Fishing was good for two anglers reeling in the occasional smallmouth bass from the West Fork of the White River. The future of fishing, and the overall health of the stream, is on the road to improvement thanks to habitat projects along its banks.
The two anglers catching smallmouths on a recent rainy morning were Jon Stein and Jordan Lindaman, both with the Arkansas Game and Fish Commission. Their rod-and-reel research helped determine the quality of the fishery along a mile of the stream. Stein is district fisheries supervisor with Game and Fish. Lindaman is a fisheries technician.
A project to repair eroding banks along this stretch of river has started, with Stein and Lindaman researching the fishery. When the project is finished months from now, they’ll study the fish population again and note any changes.
Severely eroded banks will be reworked and stabilized with boulders and the rootwads and trunks of large trees. The work is under the supervision of the area Watershed Conservation Resource Center. The project is similar to one completed in 2014 along the stream near the Fayetteville Executive Airport.
Sandi Formica, executive director of the center, showed the completed project to visitors in August. What were once sheer cliffs of dirt several feet tall are now gently sloping banks covered with vegetation that filter runoff and keep the shoreline from washing away during floods. Boulders and rootwads are seen in the project area.
Over time, the section of stream that Stein and Lindaman fished will be transformed in a similar way. Projects like this prevent tons of sediment from washing into the stream during floods. Sediment is a major cause of pollution on Ozark streams.
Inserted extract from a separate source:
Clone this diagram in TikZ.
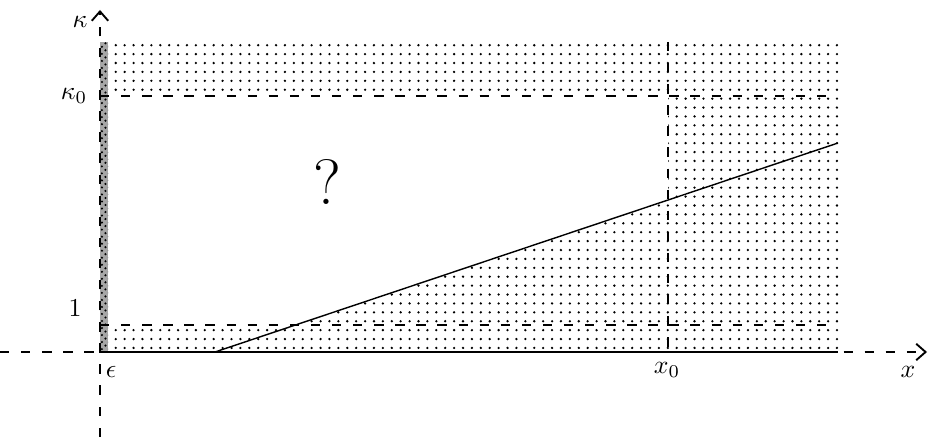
\documentclass[tikz,border=0pt]{standalone}
\usetikzlibrary{patterns,patterns.meta,arrows.meta}
\begin{document}
\begin{tikzpicture}[
    x=0.015cm, y=-0.015cm,
    % Ejes y guias discontinuas
    axis/.style={semithick, dash pattern=on 4pt off 5pt,
                 -{Straight Barb[length=4pt, width=7pt, line width=0.8pt]}},
    guide/.style={semithick, dash pattern=on 4pt off 5pt},
    % Zonas sombreadas
    dotted area/.style={pattern={Dots[distance=3.8pt, radius=0.55pt]}},
    strip/.style={fill=black!35, postaction={pattern=crosshatch dots}},
    lbl/.style={inner sep=1pt, scale=1.1}
]
\useasboundingbox (0,0) rectangle (935,437);

% --- Puntos de referencia ---
\coordinate (O) at (100,352);
\coordinate (xs) at (0,352);
\coordinate (xe) at (927,352);
\coordinate (ys) at (100,437);
\coordinate (ye) at (100,10);
\coordinate (bR) at (838,352);
\coordinate (k0L) at (100,96);
\coordinate (k0R) at (838,96);
\coordinate (oneL) at (100,325);
\coordinate (oneR) at (838,325);
\coordinate (x0T) at (668,42);
\coordinate (x0B) at (668,352);
\coordinate (la) at (215,352);
\coordinate (lb) at (838,143);

% --- Regiones punteadas ---
\fill[dotted area] (108,42) rectangle (838,352);
\fill[white] (108,96) -- (668,96) -- (668,200) -- (295.5,325) -- (108,325) -- cycle;
\fill[strip] (100,42) rectangle (108,352);

% --- Guias ---
\draw[guide] (k0L) -- (k0R);
\draw[guide] (oneL) -- (oneR);
\draw[guide] (x0T) -- (x0B);

% --- Ejes ---
\draw[axis] (xs) -- (xe);
\draw[axis] (ys) -- (ye);
\draw[semithick] (O) -- (bR);

% --- Recta ---
\draw[semithick] (la) -- (lb);

% --- Etiquetas ---
\node[lbl] (kappa) at (80,22) {$\kappa$};
\node[lbl] (kappa0) at (74,96) {$\kappa_0$};
\node[lbl] (one) at (75,308) {$1$};
\node[lbl] (eps) at (111,372) {$\epsilon$};
\node[lbl] (xzero) at (667,370) {$x_0$};
\node[lbl] (xlab) at (908,372) {$x$};
\node[lbl, font=\Huge] (quest) at (327,182) {?};

\end{tikzpicture}
\end{document}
The West Fork of the White River is a tributary of Beaver Lake, the drinking water source for most of Northwest Arkansas and beyond. Pollution along the West Fork and other tributaries affects Beaver Lake. Improving water quality in the tributaries protects the water quality of the lake.
A first step on this mile of the West Fork is the fishery study. Game and Fish did an electrofishing study along this mile of stream. Now Stein and Lindaman were on rod and reel research.
“Rod and reel is better in some places,” Stein said. Sometimes more fish are caught, measured and released this way than with electricity.
Fish may swim away and hide during electrofishing on rocky, rugged streams like the West Fork of the White, Stein explained.
“And you can see how difficult it is to access this stream with our equipment.
Smallmouth bass are a prized fish for anglers. They’re hard fighters and a beautiful fish to behold. Slow growth is another trait, Stein said.
A 1-year-old smallmouth may be 3 to 4 inches long. Growth slows as the fish get older. A 13-inch smallmouth may be 4 years old. A trophy-sized 18-inch smallmouth in an Ozark stream is likely 10 years old, Stein noted.
Smallmouth bass may grow faster in Beaver Lake than in streams, he added. An 18-inch smallmouth at Beaver Lake may be 6 years old, not 10.
Lake smallmouths don’t have to deal with floods and drought like stream fish. There’s also more forage in the lake, Stein said.
Stein and Lindaman caught their smallmouths mainly with 3-inch Puddle Jumper soft-plastic jigs and 2½-inch plastic worms. Habitat improvement brings better fishing and better water quality to Ozark streams, Stein said.
“The river here is incredibly wide,” he noted. Years ago, it was likely more narrow. Floods eat away at the bank.
“It’s just blowing out this bank,” Stein said. “On a healthy stream during a flood, you want the water to get out of the stream corridor and up into the flood plain.” When it doesn’t, it can erode the banks. The river gets wider and more dirt washes into the water.
All kinds of planning goes into these habitat projects before the first shovel of dirt is moved, said Formica, with the Watershed Resource Conservation Center. Designs are drawn, environmental studies conducted, cooperation from landowners obtained and more.
“When people see construction start, they think it’s the start of the project when actually it’s near the end,” she said.
Cost of this newest work could be around $1 million, but the exact price isn’t known yet. Grants and other funding pays for the projects, Formica said.
The Watershed Conservation Resource Center is a nonprofit organization that strives to protect, conserve and restore natural resources by utilizing the watershed approach, environmental outreach and providing planning and technical assistance to landowners, communities and government.